# Help with the Camp Chef Smoke Vault



## ron50 (Jul 23, 2007)

Hey all:

This is directed at owners of this smoker, although gosm owners or anyone really might be able to help me identify what happened on my recent smoke.

I had a fairly full smoker.

Top rack was a 5lb brisket flat

2nd shelf was (2) 6 1/2 lbs boneless pork butts

3rd shelf was 2 large racks of spares

4th shelf was some rib meat trimmed off the spares.


Started it about 7 - 730 PM with 3 chunks of pecan wood and a 3/4 full water tray. After 40 minutes of tweaking the temperature settled in at 225 according to my maverick ET -73 thermometer which was on the top shelf (probably my first problem). Temp in the door of the smoker said 175 and a freestanding oven thermometer said about 210 on the top shelf.
My maverick therms are tested to within 1 degree so i usually go by that.

After 3 hours I started squirting a mop on the brisket every 45 minutes or so. And after 4 hours on the ribs and butts. 6 hours into the smoke I didn't see any pull back for the bone, the brisket and butts were both around 140. I was figuring that at this time the brisket would almost be done. It was getting very windy and I let the temp rise to 250.

I added some more pecan chunks although the existing chunks were not consumed yet.

About 7AM. It starts to pour! Now 12 hours smoking time the ribs are done, the foiled brisket and butts went into a 250 degree oven. 

The temperature of the meat quickly rises and I put the butts and brisket in a cooler. 2 hours later, brisket is done, had to cut thick slices. One but was perfect, pulled like a dream, the other I had to slice, wasn't done enough to pull.
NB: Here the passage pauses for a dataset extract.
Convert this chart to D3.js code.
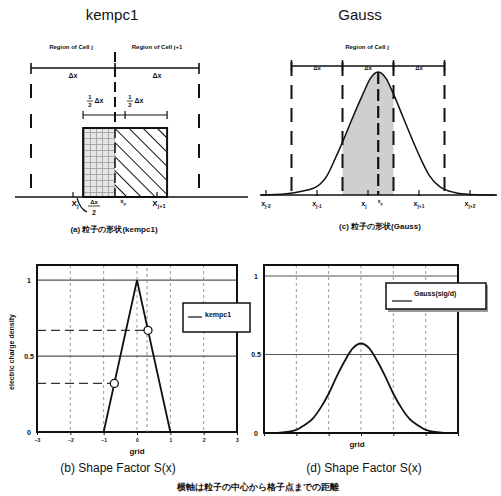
<!DOCTYPE html>
<html><head><meta charset="utf-8">
<script src="https://cdn.jsdelivr.net/npm/d3@7"></script>
<style>
body{margin:0;background:#fff}
svg{display:block}
text{font-family:"Liberation Sans",Arial,sans-serif;fill:#111}
</style>
</head><body>
<svg id="c" width="501" height="496"></svg>
<script>
// ---------------- data ----------------
const panelTitles = ["kempc1", "Gauss"];
const topCaptions = ["(a) 粒子の形状(kempc1)", "(c) 粒子の形状(Gauss)"];
const bottomCaptions = ["(b) Shape Factor S(x)", "(d) Shape Factor S(x)"];
const footnote = "横軸は粒子の中心から格子点までの距離";
const regionLabels = ["Region of Cell j", "Region of Cell j+1"];

// panel (a): top-hat particle, grid units (x_j = 0, x_j+1 = 1)
const cellEdgesA = [-0.5, 0.5, 1.5];
const particleEdgesA = [0.12, 1.12];
const xpA = 0.62;
const gridPtsA = [0, 1];
const gridSubsA = ["j", "j+1"];

// panel (c): Gaussian particle
const cellEdgesC = [-1.5, -0.5, 0.5, 1.5];
const gridPtsC = [-2, -1, 0, 1, 2];
const gridSubsC = ["j-2", "j-1", "j", "j+1", "j+2"];
const xpC = 0.2;
const gaussOffsets = [-2.3, -1.8, -1.5, -1.2, -1.0, -0.85, -0.7, -0.5, -0.3, -0.15, 0, 0.15, 0.3, 0.5, 0.7, 0.85, 1.0, 1.2, 1.5, 1.8, 2.3];
const gaussHeights = [0.0, 0.01, 0.03, 0.07, 0.16, 0.29, 0.43, 0.63, 0.82, 0.95, 1.0, 0.95, 0.82, 0.62, 0.42, 0.28, 0.16, 0.07, 0.02, 0.005, 0.0];

// panel (b): kempc1 shape factor
const gridTicks = [-3, -2, -1, 0, 1, 2, 3];
const gridLines = [-2, -1, 0, 1, 2];
const kempX = [-1, 0, 1];
const kempY = [0, 1, 0];
const markerX = [-0.68, 0.33];
const markerY = [0.32, 0.67];
const yTickVals = [0, 0.5, 1];
const yTickLabels = ["0", "0.5", "1"];

// panel (d): Gauss shape factor
const gaussX = [-3, -2.5, -2, -1.75, -1.5, -1.25, -1, -0.75, -0.5, -0.25, 0, 0.25, 0.5, 0.75, 1, 1.25, 1.5, 1.75, 2, 2.5, 3];
const gaussY = [0, 0.003, 0.02, 0.05, 0.09, 0.16, 0.25, 0.36, 0.46, 0.54, 0.57, 0.54, 0.46, 0.36, 0.25, 0.16, 0.09, 0.05, 0.02, 0.003, 0];

// ---------------- drawing ----------------
const svg = d3.select("#c");
const defs = svg.append("defs");

const gp = defs.append("pattern").attr("id", "gridPat").attr("width", 6).attr("height", 6).attr("patternUnits", "userSpaceOnUse");
gp.append("rect").attr("width", 6).attr("height", 6).attr("fill", "#e6e6e6");
gp.append("path").attr("d", "M0,0.5H6M0.5,0V6").attr("stroke", "#9a9a9a").attr("stroke-width", 0.8);

const hp = defs.append("pattern").attr("id", "hatchPat").attr("width", 10).attr("height", 10)
  .attr("patternUnits", "userSpaceOnUse").attr("patternTransform", "rotate(-45)");
hp.append("rect").attr("width", 10).attr("height", 10).attr("fill", "#fff");
hp.append("line").attr("x1", 0).attr("y1", 0).attr("x2", 0).attr("y2", 10).attr("stroke", "#111").attr("stroke-width", 2);

function txt(g, x, y, s, size, opts = {}) {
  const t = g.append("text").attr("x", x).attr("y", y).attr("font-size", size)
    .attr("text-anchor", opts.anchor || "middle").text(s);
  if (opts.bold) t.attr("font-weight", "bold");
  return t;
}
function subLabel(g, x, y, base, sub, size) {
  const t = g.append("text").attr("x", x).attr("y", y).attr("font-size", size).attr("text-anchor", "middle").attr("font-weight", "bold");
  t.append("tspan").text(base);
  t.append("tspan").attr("dy", 2).attr("font-size", size * 0.7).text(sub);
  return t;
}

// titles
txt(svg, 112, 20, panelTitles[0], 15);
txt(svg, 360, 20, panelTitles[1], 15);

// ===== panel (a) =====
{
  const g = svg.append("g");
  const xa = d3.scaleLinear().domain([0, 1]).range([73, 157]);
  const ya = d3.scaleLinear().domain([0, 1]).range([197, 128]);
  txt(g, xa(0) - 2, 49, regionLabels[0], 6, {bold: true});
  txt(g, xa(1), 49, regionLabels[1], 6, {bold: true});
  g.append("line").attr("x1", xa(cellEdgesA[0])).attr("x2", xa(cellEdgesA[2])).attr("y1", 68).attr("y2", 68).attr("stroke", "#111").attr("stroke-width", 1.6);
  cellEdgesA.forEach(e => g.append("line").attr("x1", xa(e)).attr("x2", xa(e)).attr("y1", 63).attr("y2", 74).attr("stroke", "#111").attr("stroke-width", 1.6));
  txt(g, xa(0), 78, "Δx", 7, {bold: true});
  txt(g, xa(1), 78, "Δx", 7, {bold: true});
  cellEdgesA.forEach((e, i) => g.append("line").attr("x1", xa(e)).attr("x2", xa(e))
    .attr("y1", i === 1 ? 52 : 84).attr("y2", 196).attr("stroke", "#111").attr("stroke-width", 2)
    .attr("stroke-dasharray", i === 1 ? "10,5" : "14,16"));
  g.append("rect").attr("x", xa(particleEdgesA[0])).attr("y", ya(1)).attr("width", xa(0.5) - xa(particleEdgesA[0])).attr("height", ya(0) - ya(1)).attr("fill", "url(#gridPat)");
  g.append("rect").attr("x", xa(0.5)).attr("y", ya(1)).attr("width", xa(particleEdgesA[1]) - xa(0.5)).attr("height", ya(0) - ya(1)).attr("fill", "url(#hatchPat)");
  g.append("rect").attr("x", xa(particleEdgesA[0])).attr("y", ya(1)).attr("width", xa(particleEdgesA[1]) - xa(particleEdgesA[0])).attr("height", ya(0) - ya(1)).attr("fill", "none").attr("stroke", "#111").attr("stroke-width", 2);
  g.append("line").attr("x1", xa(0.5)).attr("x2", xa(0.5)).attr("y1", ya(1)).attr("y2", ya(0)).attr("stroke", "#111").attr("stroke-width", 1.5).attr("stroke-dasharray", "10,5");
  g.append("line").attr("x1", xa(particleEdgesA[0])).attr("x2", xa(particleEdgesA[1])).attr("y1", 115).attr("y2", 115).attr("stroke", "#111").attr("stroke-width", 1.2);
  [particleEdgesA[0], xpA, particleEdgesA[1]].forEach(e => g.append("line").attr("x1", xa(e)).attr("x2", xa(e)).attr("y1", 111).attr("y2", 119).attr("stroke", "#111").attr("stroke-width", 1.2));
  [95, 135].forEach(x => {
    txt(g, x - 5, 99, "1", 6, {bold: true});
    g.append("line").attr("x1", x - 8).attr("x2", x - 2).attr("y1", 101).attr("y2", 101).attr("stroke", "#111").attr("stroke-width", 0.8);
    txt(g, x - 5, 107, "2", 6, {bold: true});
    txt(g, x + 4, 103, "Δx", 7, {bold: true});
  });
  g.append("line").attr("x1", 15).attr("x2", 248).attr("y1", ya(0)).attr("y2", ya(0)).attr("stroke", "#111").attr("stroke-width", 1.5);
  gridPtsA.forEach(p => g.append("line").attr("x1", xa(p)).attr("x2", xa(p)).attr("y1", ya(0) - 5).attr("y2", ya(0)).attr("stroke", "#111").attr("stroke-width", 1.2));
  gridPtsA.forEach((p, i) => subLabel(g, xa(p) + 2, 206, "X", gridSubsA[i], 8));
  subLabel(g, xa(xpA) - 2, 203, "x", "p", 6);
  g.append("path").attr("d", `M${xa(0) + 4},${ya(0) + 1} Q${xa(0) + 7},${ya(0) + 12} ${xa(0) + 14},${ya(0) + 15}`).attr("fill", "none").attr("stroke", "#111").attr("stroke-width", 1.2);
  txt(g, 94, 204, "Δx", 6, {bold: true});
  g.append("line").attr("x1", 88).attr("x2", 100).attr("y1", 206).attr("y2", 206).attr("stroke", "#111").attr("stroke-width", 0.8);
  txt(g, 94, 215, "2", 7, {bold: true});
  txt(g, 114, 232, topCaptions[0], 8, {bold: true});
}

// ===== panel (c) =====
{
  const g = svg.append("g");
  const xc = d3.scaleLinear().domain([0, 1]).range([368, 419]);
  const yc = d3.scaleLinear().domain([0, 1]).range([195, 72]);
  txt(g, 367, 49, regionLabels[0], 6, {bold: true});
  const pts = gaussOffsets.map((d, i) => [xc(xpC + d), yc(gaussHeights[i])]);
  defs.append("clipPath").attr("id", "cellClip").append("rect")
    .attr("x", xc(cellEdgesC[1])).attr("y", 60).attr("width", xc(cellEdgesC[2]) - xc(cellEdgesC[1])).attr("height", 140);
  g.append("path").datum(pts).attr("clip-path", "url(#cellClip)")
    .attr("d", d3.area().x(d => d[0]).y0(yc(0)).y1(d => d[1]).curve(d3.curveMonotoneX))
    .attr("fill", "#cfcfcf");
  g.append("line").attr("x1", xc(cellEdgesC[0])).attr("x2", xc(cellEdgesC[3])).attr("y1", 66).attr("y2", 66).attr("stroke", "#111").attr("stroke-width", 1.5);
  cellEdgesC.forEach(e => g.append("line").attr("x1", xc(e)).attr("x2", xc(e)).attr("y1", 60).attr("y2", 71).attr("stroke", "#111").attr("stroke-width", 1.5));
  [-1, 0, 1].forEach(c => txt(g, xc(c), 70, "Δx", 6, {bold: true}));
  cellEdgesC.forEach(e => g.append("line").attr("x1", xc(e)).attr("x2", xc(e)).attr("y1", 62).attr("y2", 194)
    .attr("stroke", "#111").attr("stroke-width", 2).attr("stroke-dasharray", "14,9"));
  g.append("path").datum(pts).attr("d", d3.line().curve(d3.curveMonotoneX)).attr("fill", "none").attr("stroke", "#111").attr("stroke-width", 1.5);
  g.append("line").attr("x1", xc(xpC)).attr("x2", xc(xpC)).attr("y1", yc(1)).attr("y2", yc(0)).attr("stroke", "#111").attr("stroke-width", 2.2).attr("stroke-dasharray", "12,5");
  g.append("line").attr("x1", 260).attr("x2", 497).attr("y1", yc(0)).attr("y2", yc(0)).attr("stroke", "#111").attr("stroke-width", 1.5);
  gridPtsC.forEach(p => g.append("line").attr("x1", xc(p)).attr("x2", xc(p)).attr("y1", yc(0) - 5).attr("y2", yc(0) + 1).attr("stroke", "#111").attr("stroke-width", 1.2));
  gridPtsC.forEach((p, i) => subLabel(g, xc(p) - (p === 0 ? 4 : 0), 206, "x", gridSubsC[i], 7));
  subLabel(g, xc(xpC) + 2, 203, "x", "p", 5);
  txt(g, 380, 229, topCaptions[1], 8, {bold: true});
}

// ===== bottom panels =====
function shapePanel(opt) {
  const g = svg.append("g");
  const x = d3.scaleLinear().domain([-3, 3]).range(opt.xr);
  const y = d3.scaleLinear().domain([0, opt.ymax]).range(opt.yr);
  const [x0, x1] = opt.xr, [yb, yt] = opt.yr;
  gridLines.forEach(v => g.append("line").attr("x1", x(v)).attr("x2", x(v)).attr("y1", yt).attr("y2", yb)
    .attr("stroke", "#999").attr("stroke-width", 1).attr("stroke-dasharray", "3,3"));
  [0.5, 1].forEach(v => g.append("line").attr("x1", x0).attr("x2", x1).attr("y1", y(v)).attr("y2", y(v))
    .attr("stroke", "#555").attr("stroke-width", 1.2));
  g.append("rect").attr("x", x0).attr("y", yt).attr("width", x1 - x0).attr("height", yb - yt)
    .attr("fill", "none").attr("stroke", "#111").attr("stroke-width", 2);
  yTickVals.forEach((v, i) => txt(g, x0 - 8, y(v) + 3, yTickLabels[i], 7, {bold: true}));
  const ax = g.append("g").attr("transform", `translate(0,${yb})`)
    .call(d3.axisBottom(x).tickValues(gridTicks).tickSize(3).tickFormat(opt.tickLabels ? d3.format("d") : () => ""));
  ax.select(".domain").remove();
  ax.selectAll("line").attr("stroke", "#111");
  ax.selectAll("text").attr("font-size", 5).attr("font-weight", "bold").attr("fill", "#111");
  txt(g, (x0 + x1) / 2 + opt.gridDx, yb + opt.gridDy, "grid", 8, {bold: true});
  txt(g, (x0 + x1) / 2 + opt.capDx, 472, opt.caption, 12);
  return {g, x, y};
}

// (b)
{
  const {g, x, y} = shapePanel({xr: [37, 237], yr: [432, 265], ymax: 1.1, caption: bottomCaptions[0], gridDx: 0, gridDy: 22, capDx: -19, tickLabels: true});
  markerX.forEach((mx, i) => {
    g.append("line").attr("x1", 37).attr("x2", x(mx)).attr("y1", y(markerY[i])).attr("y2", y(markerY[i]))
      .attr("stroke", "#333").attr("stroke-width", 1.2).attr("stroke-dasharray", "9,5");
  });
  g.append("line").attr("x1", x(0.3)).attr("x2", x(0.3)).attr("y1", 268).attr("y2", 432).attr("stroke", "#888").attr("stroke-dasharray", "3,3");
  g.append("path").datum(kempX.map((v, i) => [x(v), y(kempY[i])])).attr("d", d3.line())
    .attr("fill", "none").attr("stroke", "#111").attr("stroke-width", 1.8);
  g.selectAll("circle.m").data(markerX).join("circle").attr("cx", d => x(d)).attr("cy", (d, i) => y(markerY[i]))
    .attr("r", 4).attr("fill", "#fff").attr("stroke", "#111").attr("stroke-width", 1.3);
  g.append("text").attr("transform", "translate(14,352) rotate(-90)").attr("text-anchor", "middle")
    .attr("font-size", 7).attr("font-weight", "bold").text("electric charge density");
  g.append("rect").attr("x", 183).attr("y", 303).attr("width", 67).attr("height", 29).attr("fill", "#fff").attr("stroke", "#111").attr("stroke-width", 1.5);
  g.append("line").attr("x1", 188).attr("x2", 202).attr("y1", 317).attr("y2", 317).attr("stroke", "#111").attr("stroke-width", 1.2);
  txt(g, 205, 317, panelTitles[0], 7, {anchor: "start", bold: true});
}

// (d)
{
  const {g, x, y} = shapePanel({xr: [264, 458], yr: [433, 265], ymax: 1.07, caption: bottomCaptions[1], gridDx: -4, gridDy: 14, capDx: 3, tickLabels: false});
  g.append("path").datum(gaussX.map((v, i) => [x(v), y(gaussY[i])])).attr("d", d3.line().curve(d3.curveMonotoneX))
    .attr("fill", "none").attr("stroke", "#111").attr("stroke-width", 1.8);
  g.append("rect").attr("x", 388).attr("y", 285).attr("width", 100).attr("height", 27).attr("fill", "#999");
  g.append("rect").attr("x", 386).attr("y", 283).attr("width", 100).attr("height", 26).attr("fill", "#fff").attr("stroke", "#111").attr("stroke-width", 1.5);
  g.append("line").attr("x1", 392).attr("x2", 412).attr("y1", 301).attr("y2", 301).attr("stroke", "#111").attr("stroke-width", 1.2);
  txt(g, 414, 296, "Gauss(sig/d)", 7, {anchor: "start", bold: true});
}

txt(svg, 258, 490, footnote, 9, {bold: true}).attr("font-family", "'Noto Sans CJK JP',sans-serif");
</script>
</body></html>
What do you think went wrong? I'm thinking I'm getting a big temp difference between the top shelf and the bottom although the the Maeverick said 225-250 and I checked it in boiling after and it was right on. 

Also, very little smoke ring on the brisket, no real smoky taste on anything, and I noticed I didn't reek like smoke as I normally do but then I used pecan instead of my usual hickory.

What do you think?

Thanks for the help.


----------



## deejaydebi (Jul 23, 2007)

Hi Hon -

First of all ... that was a very full smoker! That's going to slow things down considerably. 
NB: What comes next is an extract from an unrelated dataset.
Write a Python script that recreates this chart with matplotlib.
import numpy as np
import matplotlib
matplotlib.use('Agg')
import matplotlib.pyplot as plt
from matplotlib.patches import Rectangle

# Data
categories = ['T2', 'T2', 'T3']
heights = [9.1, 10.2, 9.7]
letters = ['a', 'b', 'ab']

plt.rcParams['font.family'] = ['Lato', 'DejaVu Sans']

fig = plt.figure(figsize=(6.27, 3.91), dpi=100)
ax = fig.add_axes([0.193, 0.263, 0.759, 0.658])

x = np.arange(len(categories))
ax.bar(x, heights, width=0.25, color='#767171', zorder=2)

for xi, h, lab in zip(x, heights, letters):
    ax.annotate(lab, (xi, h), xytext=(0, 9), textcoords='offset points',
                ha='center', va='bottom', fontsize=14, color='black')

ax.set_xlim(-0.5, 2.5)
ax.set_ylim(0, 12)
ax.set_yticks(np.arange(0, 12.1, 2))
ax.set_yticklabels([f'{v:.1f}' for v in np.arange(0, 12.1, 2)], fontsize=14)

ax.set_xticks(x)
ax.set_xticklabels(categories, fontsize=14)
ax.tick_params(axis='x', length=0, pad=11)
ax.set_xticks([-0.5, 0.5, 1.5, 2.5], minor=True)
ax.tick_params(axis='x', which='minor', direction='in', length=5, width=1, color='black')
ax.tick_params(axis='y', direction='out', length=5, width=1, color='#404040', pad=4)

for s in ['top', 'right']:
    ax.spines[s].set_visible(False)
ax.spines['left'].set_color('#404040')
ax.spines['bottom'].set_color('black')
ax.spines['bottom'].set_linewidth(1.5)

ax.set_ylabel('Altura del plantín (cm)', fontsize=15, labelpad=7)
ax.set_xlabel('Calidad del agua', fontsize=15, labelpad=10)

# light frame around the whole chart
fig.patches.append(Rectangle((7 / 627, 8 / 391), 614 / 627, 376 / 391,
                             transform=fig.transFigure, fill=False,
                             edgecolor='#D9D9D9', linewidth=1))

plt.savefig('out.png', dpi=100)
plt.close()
Secondly ... pecan is a very mild smoke especially if you use alot of hickory which I think seeps through your skin even after a shower! 

The fuller your smoker is the bigger the difference from one shelf to the other. Sometimes it help to play musical chairs with the meat if you will ... put top meat down lower  and lower meats up higher. I just pull the whole shelf out and slide in somewhere else to keep even cooking times when posible.
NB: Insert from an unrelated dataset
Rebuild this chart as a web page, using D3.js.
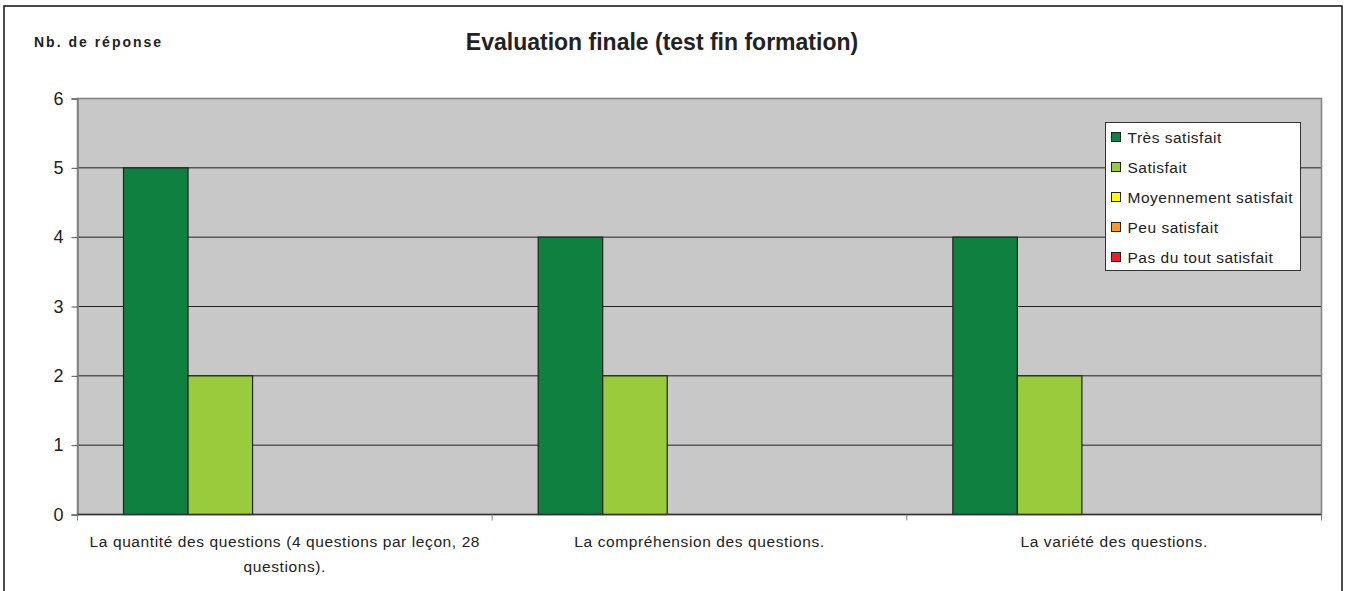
<!DOCTYPE html>
<html>
<head>
<meta charset="utf-8">
<script src="https://cdn.jsdelivr.net/npm/d3@7"></script>
<style>
  body { margin: 0; background: #fff; }
  svg { display: block; font-family: "Liberation Sans", Arial, sans-serif; }
</style>
</head>
<body>
<div id="chart"></div>
<script>
const categories = [
  "La quantité des questions (4 questions par leçon, 28 questions).",
  "La compréhension des questions.",
  "La variété des questions."
];
const seriesNames = ["Très satisfait", "Satisfait", "Moyennement satisfait", "Peu satisfait", "Pas du tout satisfait"];
const seriesColors = ["#108040", "#99cc3c", "#ffff00", "#ff9922", "#ee1c24"];
const tresSatisfait = [5, 4, 4];
const satisfait = [2, 2, 2];
const moyennement = [0, 0, 0];
const peuSatisfait = [0, 0, 0];
const pasDuTout = [0, 0, 0];
const yTicks = [0, 1, 2, 3, 4, 5, 6];

const allSeries = [tresSatisfait, satisfait, moyennement, peuSatisfait, pasDuTout];

const width = 1349;
const height = 591;
const margin = {top: 98.5, right: 27.5, bottom: 76.5, left: 77.5};
const innerWidth = width - margin.left - margin.right;
const innerHeight = height - margin.top - margin.bottom;

const svg = d3.select('#chart').append('svg')
  .attr('width', width)
  .attr('height', height);

// outer frame (bottom edge falls outside the picture)
svg.append('path')
  .attr('d', `M4,${height} V6 H1342 V${height}`)
  .attr('fill', 'none')
  .attr('stroke', '#111')
  .attr('stroke-width', 1.5);

svg.append('text')
  .attr('x', 662).attr('y', 50)
  .attr('text-anchor', 'middle')
  .style('font-size', '23px')
  .style('font-weight', 'bold')
  .attr('fill', '#222')
  .text('Evaluation finale (test fin formation)');

svg.append('text')
  .attr('x', 34).attr('y', 47)
  .style('font-size', '14px')
  .style('font-weight', 'bold')
  .style('letter-spacing', '2px')
  .attr('fill', '#222')
  .text('Nb. de réponse');

const g = svg.append('g')
  .attr('transform', `translate(${margin.left},${margin.top})`);

const xScale = d3.scaleBand()
  .domain(categories)
  .range([0, innerWidth])
  .paddingInner(0)
  .paddingOuter(0);

// 5 bars per group + 1.43 bar widths of gap
const xSub = d3.scaleBand()
  .domain(d3.range(seriesNames.length))
  .range([0, xScale.bandwidth()])
  .paddingInner(0)
  .paddingOuter(0.713);

const yScale = d3.scaleLinear()
  .domain([0, 6])
  .range([innerHeight, 0]);

g.append('rect')
  .attr('width', innerWidth)
  .attr('height', innerHeight)
  .attr('fill', '#c8c8c8');

// gridlines
g.append('g')
  .selectAll('line')
  .data(yTicks.filter(d => d > 0 && d < 6))
  .join('line')
  .attr('x1', 0).attr('x2', innerWidth)
  .attr('y1', d => yScale(d)).attr('y2', d => yScale(d))
  .attr('stroke', '#222')
  .attr('stroke-width', 1);

// plot border
g.append('rect')
  .attr('width', innerWidth)
  .attr('height', innerHeight)
  .attr('fill', 'none')
  .attr('stroke', '#808080')
  .attr('stroke-width', 1.5);

// bars
const groups = g.selectAll('.group')
  .data(categories)
  .join('g')
  .attr('class', 'group')
  .attr('transform', d => `translate(${xScale(d)},0)`);

groups.selectAll('rect')
  .data((c, ci) => allSeries.map((s, si) => ({si, v: s[ci]})).filter(d => d.v > 0))
  .join('rect')
  .attr('x', d => xSub(d.si))
  .attr('width', xSub.bandwidth())
  .attr('y', d => yScale(d.v))
  .attr('height', d => innerHeight - yScale(d.v))
  .attr('fill', d => seriesColors[d.si])
  .attr('stroke', '#222')
  .attr('stroke-width', 1.2);

// y axis
const yAxis = g.append('g')
  .call(d3.axisLeft(yScale).tickValues(yTicks).tickSize(6).tickPadding(8).tickFormat(d3.format('d')));
yAxis.select('.domain').attr('stroke', '#808080').attr('stroke-width', 1.5);
yAxis.selectAll('.tick line').attr('stroke', '#555');
yAxis.selectAll('.tick text')
  .style('font-size', '18px')
  .attr('fill', '#222');

// x axis
const xAxis = g.append('g')
  .attr('transform', `translate(0,${innerHeight})`);
xAxis.append('line')
  .attr('x1', 0).attr('x2', innerWidth)
  .attr('stroke', '#333').attr('stroke-width', 1.5);
xAxis.selectAll('.xtick')
  .data(d3.range(categories.length + 1))
  .join('line')
  .attr('class', 'xtick')
  .attr('x1', i => i * xScale.step()).attr('x2', i => i * xScale.step())
  .attr('y1', 0).attr('y2', 6)
  .attr('stroke', '#808080');

const labels = xAxis.selectAll('.xlabel')
  .data(categories)
  .join('text')
  .attr('class', 'xlabel')
  .attr('text-anchor', 'middle')
  .attr('x', d => xScale(d) + xScale.bandwidth() / 2)
  .attr('y', 32)
  .style('font-size', '15.5px')
  .style('letter-spacing', '0.6px')
  .attr('fill', '#222');

labels.each(function(d) {
  const t = d3.select(this);
  const words = d.split(' ');
  let line = [];
  let tspan = t.append('tspan').attr('x', t.attr('x')).attr('dy', 0);
  words.forEach(w => {
    line.push(w);
    tspan.text(line.join(' '));
    if (tspan.node().getComputedTextLength() > 405 && line.length > 1) {
      line.pop();
      tspan.text(line.join(' '));
      line = [w];
      tspan = t.append('tspan').attr('x', t.attr('x')).attr('dy', 25).text(w);
    }
  });
});

// legend
const legend = svg.append('g')
  .attr('transform', 'translate(1105.5,122.5)');
legend.append('rect')
  .attr('width', 195).attr('height', 148)
  .attr('fill', '#fff')
  .attr('stroke', '#333')
  .attr('stroke-width', 1);

const items = legend.selectAll('.item')
  .data(seriesNames)
  .join('g')
  .attr('class', 'item')
  .attr('transform', (d, i) => `translate(6,${14.5 + i * 30})`);
items.append('rect')
  .attr('x', 0).attr('y', -4.5)
  .attr('width', 9).attr('height', 9)
  .attr('fill', (d, i) => seriesColors[i])
  .attr('stroke', '#222');
items.append('text')
  .attr('x', 16).attr('y', 5.5)
  .style('font-size', '15.5px')
  .style('letter-spacing', '0.5px')
  .attr('fill', '#222')
  .text(d => d);
</script>
</body>
</html>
I don't get as thick a smoke ring which a full smoker - I added a few charcoals this weekend to enhance the ring and the flavor. Try it you'll love it! I guess the smoke just can't hit the meat as well when it's to crowded before it hits the vent.

As for the ribs I have had a few that didn't pull back even after they were falling off the bone.  Check out these ribs ... Zero pull back! According to my notes they were smoked for 8.5 hours and nothing but smoke ring. You can see one bone laying on the fork.

You did good kiddo! Just a different smoke this time!


----------



## watery eyes (Jul 24, 2007)

It would be easier to tell if you had a picture of how your meats were positioned to see if it was a criculation issue.

I have never used Pecan so I am completely clueless there.

The wind from the storms kicking up may have played a factor and barometric pressure and humidity along with everything else could also have played a role.

Camp Chef isn't my smoker, but I personally run just a little hotter than normal if possible when I am running at full capacity.


Live and Learn....


----------



## ron50 (Jul 24, 2007)

Thanks both of you for the advice.

Lots of things to keep in mind for the next time.

1) monitor temperature better
2) make sure there is air circulation
3) use a mix of hickory and pecan
4) get an additional thermometer

Debi:

I don't understand why using the charcoal would change things. Isn't hardwood charcoal just wood that is burned till it's charcoal then extinguished? If I am using a chunk of wood, doesn't it become charcoal before it finishes burning and becomes ash? And do you just lay the wood tray flat on the burner?

Watery: I've attached a photo of how the smoker was loaded.


----------



## billyq (Jul 24, 2007)

I think your smoker was indeed filled to capacity.  All the meat, bet it at room temp or chilled was acting like a heat sink, along with your water pan.  This causes your smoker to work harder.  You also have to have good air circualtion around your meat.  Maybe "stagger" the meat next time?


----------



## watery eyes (Jul 24, 2007)

The ribs laid out flat were possibly a contributing factor as far as circulation is concerned. I would use a rib rack for all the ribs getting them vertical and take out one rack.

I know with my GOSM - if I put 3 large Butt-Birds in the bottom the temp has a hard time keeping the upper racks where I need it. You would think there is enough room, but heat and smoke act differently.


Live and learn.....


----------



## deejaydebi (Jul 25, 2007)

Ron -

I don't know why but I like the charcoal taste better than just propane and wood - could be mental? I did get more of a smoke ring Than just propane and wood.

Make sure there are spaces between your meats if you can help it to let the air flow through. If the smoke can't get to it it won't taste smokey. I throw one hickory chunk in with every two pecan chunks. Pecan is very mild compared to hickory. Cherry and pecan is really good too.

I laid the cast iron wood pan right on the big hole where the burner is and pushed it to the back just enough to let air in. Gets the wood going faster too because of direct heat to the pan. I just use the door thermometer (make sure the probe is clean if t's yellowed up it'll throw the temps off) and a long stemmed dial thermometer that I stick in the top vent hole to moniter chamber temperatures.


----------